Early Persecutions
Margrit Stenge
Margrit Stenge describes an antisemitic incident during a visit to her grandmother in 1938.
Source: Montreal Holocaust Museum, 2011
An only child, Margrit Rosenberg Stenge was born in 1928 in Cologne (Germany). Her father owned a paint manufacturing business and her mother looked after the household. Margrit was not quite ten years old when the family had to leave Germany in 1938 due to the increasing antisemitism.
Margrit’s father eventually found a position at a large Norwegian company in Oslo (Norway). In April 1940 Norway was occupied by the German army and the Rosenberg family had to flee again. They found refuge in the remote mountain village of Rogne, where they were able to rent a room at the house of one of the villagers.

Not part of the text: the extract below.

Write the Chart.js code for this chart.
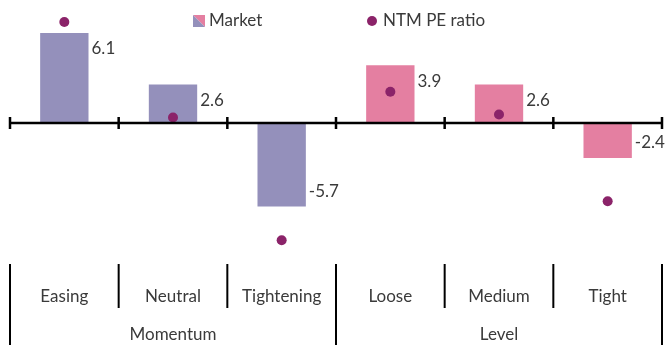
<!DOCTYPE html>
<html>
<head>
<meta charset="utf-8">
<script src="https://cdn.jsdelivr.net/npm/chart.js@4.4.0/dist/chart.umd.min.js"></script>
<style>
  html, body { margin: 0; padding: 0; background: #fff; }
  #wrap { width: 667px; height: 345px; position: relative; }
</style>
</head>
<body>
<div id="wrap"><canvas id="myChart"></canvas></div>
<script>
var categories = ['Easing', 'Neutral', 'Tightening', 'Loose', 'Medium', 'Tight'];
var groups = ['Momentum', 'Level'];
var groupSizes = [3, 3];
var marketValues = [6.1, 2.6, -5.7, 3.9, 2.6, -2.4];
var peValues = [6.85, 0.35, -8.0, 2.1, 0.55, -5.35];

var purple = '#9490bb';
var pink = '#e47fa1';
var dotColor = '#8b2369';
var textColor = '#3a3a3a';
var fontFamily = 'Lato, "Open Sans", sans-serif';

var barColors = categories.map(function (c, i) { return i < groupSizes[0] ? purple : pink; });

// legend swatch: square split along the diagonal
function swatch() {
  var c = document.createElement('canvas');
  c.width = 12; c.height = 12;
  var g = c.getContext('2d');
  g.fillStyle = pink;
  g.beginPath(); g.moveTo(0, 0); g.lineTo(12, 0); g.lineTo(12, 12); g.closePath(); g.fill();
  g.fillStyle = purple;
  g.beginPath(); g.moveTo(0, 0); g.lineTo(0, 12); g.lineTo(12, 12); g.closePath(); g.fill();
  return c;
}

var decorations = {
  id: 'decorations',
  afterDatasetsDraw: function (chart) {
    var ctx = chart.ctx;
    var xs = chart.scales.x;
    var ys = chart.scales.y;
    var step = xs.getPixelForValue(1) - xs.getPixelForValue(0);
    var edge = function (i) { return xs.getPixelForValue(0) - step / 2 + i * step; };
    var y0 = Math.round(ys.getPixelForValue(0));

    ctx.save();
    ctx.strokeStyle = '#000';

    // zero line with crossing ticks
    ctx.lineWidth = 2.5;
    ctx.beginPath();
    ctx.moveTo(edge(0), y0);
    ctx.lineTo(edge(categories.length), y0);
    for (var i = 0; i <= categories.length; i++) {
      var ex = Math.min(edge(i), chart.width - 1.5);
      ctx.moveTo(ex, y0 - 6);
      ctx.lineTo(ex, y0 + 6);
    }
    ctx.stroke();

    // value labels beside the bars
    ctx.fillStyle = textColor;
    ctx.font = '17px ' + fontFamily;
    ctx.textAlign = 'left';
    ctx.textBaseline = 'middle';
    chart.getDatasetMeta(0).data.forEach(function (bar, i) {
      var v = marketValues[i];
      var ty = v >= 0 ? bar.y + 16 : bar.y - 15;
      ctx.fillText(v.toFixed(1), bar.x + bar.width / 2 + 3, ty);
    });

    // category table underneath
    var groupEdges = [0];
    groupSizes.forEach(function (n) { groupEdges.push(groupEdges[groupEdges.length - 1] + n); });
    ctx.lineWidth = 2;
    ctx.beginPath();
    for (var j = 0; j <= categories.length; j++) {
      var tall = groupEdges.indexOf(j) >= 0;
      var sx = Math.min(edge(j), chart.width - 3);
      ctx.moveTo(sx, 264);
      ctx.lineTo(sx, tall ? 345 : 308);
    }
    ctx.stroke();

    ctx.textAlign = 'center';
    categories.forEach(function (c, k) {
      ctx.fillText(c, xs.getPixelForValue(k), 297);
    });
    groups.forEach(function (g, k) {
      ctx.fillText(g, (edge(groupEdges[k]) + edge(groupEdges[k + 1])) / 2, 335);
    });

    // legend
    var ly = 21;
    ctx.textAlign = 'left';
    ctx.drawImage(swatch(), 193, ly - 6);
    ctx.fillText(chart.data.datasets[0].label, 209, ly);
    ctx.fillStyle = dotColor;
    ctx.beginPath();
    ctx.arc(372, ly, 5, 0, Math.PI * 2);
    ctx.fill();
    ctx.fillStyle = textColor;
    ctx.fillText(chart.data.datasets[1].label, 383, ly);

    ctx.restore();
  }
};

var ctx = document.getElementById('myChart').getContext('2d');
var myChart = new Chart(ctx, {
  data: {
    labels: categories,
    datasets: [{
      type: 'bar',
      label: 'Market',
      data: marketValues,
      backgroundColor: barColors,
      borderWidth: 0,
      barPercentage: 0.445,
      categoryPercentage: 1,
      order: 2
    }, {
      type: 'line',
      label: 'NTM PE ratio',
      data: peValues,
      showLine: false,
      pointRadius: 5,
      pointHoverRadius: 5,
      pointBackgroundColor: dotColor,
      pointBorderWidth: 0,
      order: 1
    }]
  },
  options: {
    responsive: true,
    maintainAspectRatio: false,
    animation: false,
    layout: { padding: { left: 10, right: 0, top: 3, bottom: 90 } },
    scales: {
      x: { display: false, offset: true },
      y: { display: false, min: -9, max: 8 }
    },
    plugins: {
      legend: { display: false },
      tooltip: { enabled: false }
    }
  },
  plugins: [decorations]
});
</script>
</body>
</html>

In the summer of 1940, on the advice of the friendly policeman of the area, the Rosenbergs moved to a secluded refuge. A cabin in the mountains above Rogne became their home for the summer. The farmers, who brought their cattle to graze on the mountain, provided the family with all the food they needed.
The fall 1940 brought the family back to Rogne and Margrit attended the village school. However, their comparatively peaceful existence came to an abrupt end in March 1942. Again, with the urging of the policeman, the Rosenberg family left Rogne and moved up to their now completely isolated cottage in the mountain area. Margrit returned to Rogne for a few weeks to attend school, but went to see her parents on the weekends bringing new supplies.

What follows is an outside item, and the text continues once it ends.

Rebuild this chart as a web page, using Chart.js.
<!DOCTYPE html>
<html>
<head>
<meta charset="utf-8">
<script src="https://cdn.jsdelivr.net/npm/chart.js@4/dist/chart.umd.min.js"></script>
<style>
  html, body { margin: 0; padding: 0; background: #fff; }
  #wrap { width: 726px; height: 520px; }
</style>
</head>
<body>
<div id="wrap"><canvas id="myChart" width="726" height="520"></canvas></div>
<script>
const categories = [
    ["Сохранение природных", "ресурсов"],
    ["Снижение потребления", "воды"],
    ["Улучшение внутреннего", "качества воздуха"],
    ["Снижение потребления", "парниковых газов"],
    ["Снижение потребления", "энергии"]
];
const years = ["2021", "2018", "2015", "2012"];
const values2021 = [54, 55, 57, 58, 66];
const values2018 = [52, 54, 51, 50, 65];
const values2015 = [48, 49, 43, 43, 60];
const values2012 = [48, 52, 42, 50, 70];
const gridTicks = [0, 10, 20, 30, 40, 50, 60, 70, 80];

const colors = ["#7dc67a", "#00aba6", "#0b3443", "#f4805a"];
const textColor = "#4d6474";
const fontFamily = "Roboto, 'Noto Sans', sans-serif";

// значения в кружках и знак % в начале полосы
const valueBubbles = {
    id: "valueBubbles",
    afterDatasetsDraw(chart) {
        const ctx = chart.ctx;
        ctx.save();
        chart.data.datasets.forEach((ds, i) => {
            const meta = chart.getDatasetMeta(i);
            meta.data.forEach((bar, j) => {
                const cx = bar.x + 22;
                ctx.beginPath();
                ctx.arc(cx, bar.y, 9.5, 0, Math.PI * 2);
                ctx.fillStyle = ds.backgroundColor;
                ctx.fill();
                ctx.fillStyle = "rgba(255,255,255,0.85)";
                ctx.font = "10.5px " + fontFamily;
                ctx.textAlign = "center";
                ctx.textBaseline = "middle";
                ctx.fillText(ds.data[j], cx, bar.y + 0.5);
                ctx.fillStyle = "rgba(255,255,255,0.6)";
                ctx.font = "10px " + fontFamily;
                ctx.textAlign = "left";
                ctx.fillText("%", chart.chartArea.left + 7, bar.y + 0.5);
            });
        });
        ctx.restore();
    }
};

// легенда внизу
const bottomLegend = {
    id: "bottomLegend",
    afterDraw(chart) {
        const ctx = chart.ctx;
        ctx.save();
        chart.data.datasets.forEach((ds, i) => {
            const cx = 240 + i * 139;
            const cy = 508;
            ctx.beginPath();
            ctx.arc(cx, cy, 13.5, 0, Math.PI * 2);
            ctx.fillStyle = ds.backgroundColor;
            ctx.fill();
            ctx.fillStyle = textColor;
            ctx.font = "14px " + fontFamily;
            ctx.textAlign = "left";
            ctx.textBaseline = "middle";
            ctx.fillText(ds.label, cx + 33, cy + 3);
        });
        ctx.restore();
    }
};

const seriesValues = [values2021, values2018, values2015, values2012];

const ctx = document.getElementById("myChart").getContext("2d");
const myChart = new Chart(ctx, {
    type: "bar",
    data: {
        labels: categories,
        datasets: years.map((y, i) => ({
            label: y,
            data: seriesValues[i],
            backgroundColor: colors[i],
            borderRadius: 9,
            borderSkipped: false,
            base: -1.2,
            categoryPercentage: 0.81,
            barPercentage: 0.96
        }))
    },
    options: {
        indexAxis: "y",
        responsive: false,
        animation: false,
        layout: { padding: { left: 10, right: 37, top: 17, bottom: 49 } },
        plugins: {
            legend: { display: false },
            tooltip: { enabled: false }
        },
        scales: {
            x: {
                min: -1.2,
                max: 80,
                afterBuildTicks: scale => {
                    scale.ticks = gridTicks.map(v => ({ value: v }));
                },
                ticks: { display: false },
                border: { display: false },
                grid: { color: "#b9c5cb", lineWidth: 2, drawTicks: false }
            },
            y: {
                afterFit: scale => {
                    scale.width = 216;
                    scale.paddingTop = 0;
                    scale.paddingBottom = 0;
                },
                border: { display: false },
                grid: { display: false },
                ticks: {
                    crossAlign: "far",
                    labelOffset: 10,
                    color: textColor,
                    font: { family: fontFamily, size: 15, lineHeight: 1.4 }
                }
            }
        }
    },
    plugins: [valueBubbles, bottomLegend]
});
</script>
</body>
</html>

When the Nazis began to arrest and deport the Jews of Oslo in 1942, the Rosenbergs eventually managed to escape to neutral Sweden with the help of two young Norwegian students. They arrived in Alingsaas (Sweden) in early 1943 and spent the rest of the war in Malmö (Sweden).
That night that we spent with my relatives, a gang of kids came and they broke every single window in that house.
Margrit Stenge
After the war, the family returned to Oslo. Margrit finished high school and attended a business college the following year. After graduating she worked as the secretary in foreign languages to the manager of a steel import/export company.

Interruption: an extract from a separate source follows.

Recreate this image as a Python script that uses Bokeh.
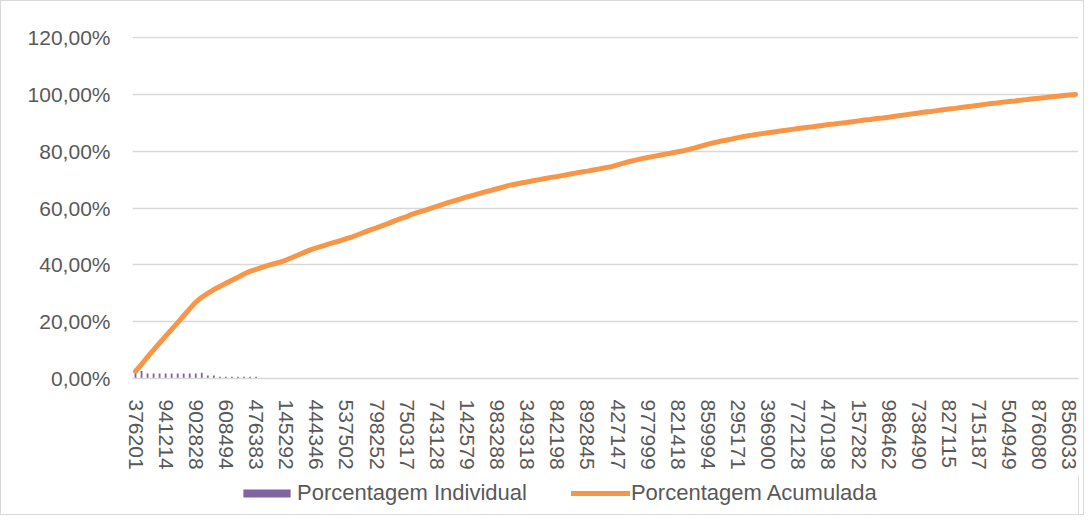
from bokeh.plotting import figure
from bokeh.layouts import column
from bokeh.models import Range1d, FixedTicker, Legend, LegendItem
from bokeh.embed import file_html
from bokeh.resources import INLINE

# ---------------- data ----------------
tick_labels = ["376201", "941214", "902828", "608494", "476383", "145292", "444346", "537502",
               "798252", "750317", "743128", "142579", "983288", "349318", "842198", "892845",
               "427147", "977999", "821418", "859994", "295171", "396900", "772128", "470198",
               "157282", "986462", "738490", "827115", "715187", "504949", "876080", "856033"]
label_step = 5  # one label every 5 categories

# Porcentagem Individual (only the visible bars at the start)
individual = [2.3, 2.6, 1.8, 1.8, 1.8, 1.8, 1.8, 1.8, 1.8, 1.8, 1.8,
              2.0, 1.1, 1.1, 0.6, 0.6, 0.6, 0.6, 0.6, 0.6, 0.6]

# Porcentagem Acumulada
cumulative = [
    2.5, 5.0, 7.6, 10.1, 12.5, 14.9, 17.3, 19.7, 22.1, 24.5,
    26.9, 28.6, 30.0, 31.3, 32.4, 33.5, 34.6, 35.6, 36.8, 37.7,
    38.4, 39.1, 39.8, 40.4, 41.0, 41.7, 42.6, 43.5, 44.4, 45.3,
    46.0, 46.6, 47.3, 47.9, 48.5, 49.2, 49.9, 50.7, 51.5, 52.3,
    53.0, 53.8, 54.6, 55.5, 56.3, 57.0, 57.9, 58.6, 59.2, 59.9,
    60.6, 61.3, 62.0, 62.6, 63.2, 63.9, 64.5, 65.1, 65.7, 66.2,
    66.8, 67.4, 68.0, 68.4, 68.8, 69.2, 69.6, 70.0, 70.4, 70.8,
    71.1, 71.5, 71.9, 72.3, 72.7, 73.0, 73.4, 73.8, 74.2, 74.6,
    75.2, 75.8, 76.4, 76.9, 77.4, 77.8, 78.2, 78.6, 79.0, 79.4,
    79.8, 80.2, 80.7, 81.3, 81.9, 82.5, 83.0, 83.5, 83.9, 84.3,
    84.8, 85.2, 85.6, 85.9, 86.2, 86.5, 86.8, 87.1, 87.4, 87.7,
    88.0, 88.3, 88.5, 88.8, 89.1, 89.4, 89.6, 89.9, 90.1, 90.4,
    90.7, 91.0, 91.2, 91.5, 91.7, 92.0, 92.3, 92.6, 92.9, 93.2,
    93.5, 93.8, 94.0, 94.3, 94.6, 94.9, 95.1, 95.4, 95.7, 95.9,
    96.2, 96.5, 96.8, 97.0, 97.3, 97.5, 97.7, 98.0, 98.2, 98.5,
    98.7, 98.9, 99.2, 99.4, 99.6, 99.8, 100.0,
]

y_ticks = [0, 20, 40, 60, 80, 100, 120]

# ---------------- style ----------------
FONT = "Liberation Sans"
TXT = "#595959"
GRID = "#d9d9d9"
PURPLE = "#8064A2"
ORANGE = "#F79646"

n = len(cumulative)
x_all = list(range(n))
x_bar = list(range(len(individual)))

W = 1082
p = figure(width=W, height=474, output_backend="svg", toolbar_location=None,
           x_range=Range1d(-0.5, n - 0.5), y_range=Range1d(0, 120.4))
p.min_border_left = 131
p.min_border_top = 35
p.min_border_right = 5
p.min_border_bottom = 97
p.outline_line_color = None
p.background_fill_color = "white"
p.border_fill_color = "white"

bars = p.vbar(x=x_bar, top=individual, width=0.3, fill_color=PURPLE, line_color=None)
line = p.line(x=x_all, y=cumulative, line_color=ORANGE, line_width=5,
              line_cap="round", line_join="round")

# axes
p.xgrid.grid_line_color = None
p.ygrid.grid_line_color = GRID
p.ygrid.grid_line_width = 1.5
p.ygrid.ticker = FixedTicker(ticks=y_ticks)

p.yaxis.ticker = FixedTicker(ticks=y_ticks)
p.yaxis.major_label_overrides = {v: f"{v:.2f}".replace(".", ",") + "%" for v in y_ticks}
p.yaxis.axis_line_color = None
p.yaxis.major_tick_line_color = None
p.yaxis.minor_tick_line_color = None
p.yaxis.major_label_standoff = 16
p.yaxis.major_label_text_font = FONT
p.yaxis.major_label_text_font_size = "21px"
p.yaxis.major_label_text_color = TXT

x_ticks = [i * label_step for i in range(len(tick_labels))]
p.xaxis.ticker = FixedTicker(ticks=x_ticks)
p.xaxis.major_label_overrides = {t: lab for t, lab in zip(x_ticks, tick_labels)}
p.xaxis.major_label_orientation = "vertical"
p.xaxis.axis_line_color = GRID
p.xaxis.axis_line_width = 1.5
p.xaxis.major_tick_line_color = None
p.xaxis.minor_tick_line_color = None
p.xaxis.major_label_standoff = 15
p.xaxis.major_label_text_font = FONT
p.xaxis.major_label_text_font_size = "21px"
p.xaxis.major_label_text_color = TXT

# ---------------- legend strip below the chart ----------------
leg = figure(width=W, height=39, output_backend="svg", toolbar_location=None,
             x_range=Range1d(0, 1), y_range=Range1d(0, 1),
             x_axis_type=None, y_axis_type=None)
leg.min_border = 0
leg.outline_line_color = None
leg.xgrid.grid_line_color = None
leg.ygrid.grid_line_color = None
lb = leg.vbar(x=[5], top=[5], width=0.3, fill_color=PURPLE, line_color=None)
ll = leg.line(x=[5, 6], y=[5, 6], line_color=ORANGE, line_width=5, line_cap="round")

legend = Legend(items=[LegendItem(label="Porcentagem Individual", renderers=[lb]),
                       LegendItem(label="Porcentagem Acumulada", renderers=[ll])],
                orientation="horizontal", location=(105, 8),
                glyph_width=59, glyph_height=10, label_standoff=1, spacing=44,
                padding=0, margin=0, border_line_color=None, background_fill_alpha=0,
                label_text_font=FONT, label_text_font_size="22px", label_text_color=TXT)
leg.add_layout(legend, "center")

layout = column(p, leg, spacing=0)
layout.styles = {"border": "1px solid #d9d9d9"}

open("out.html", "w").write(file_html(layout, INLINE))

She met her husband Stefan, a Hungarian Jewish concentration camp survivor, in 1948. They married a year later and moved to Montreal in 1951.
Stefan later set up a construction company and Margrit worked with him. They have two children, six grandchildren and twenty-two great grandchildren.
Margrit was a volunteer speaker at the Montreal Holocaust Museum since 2011. She shared her story with thousands of students visiting the Museum. She passed away in 2021.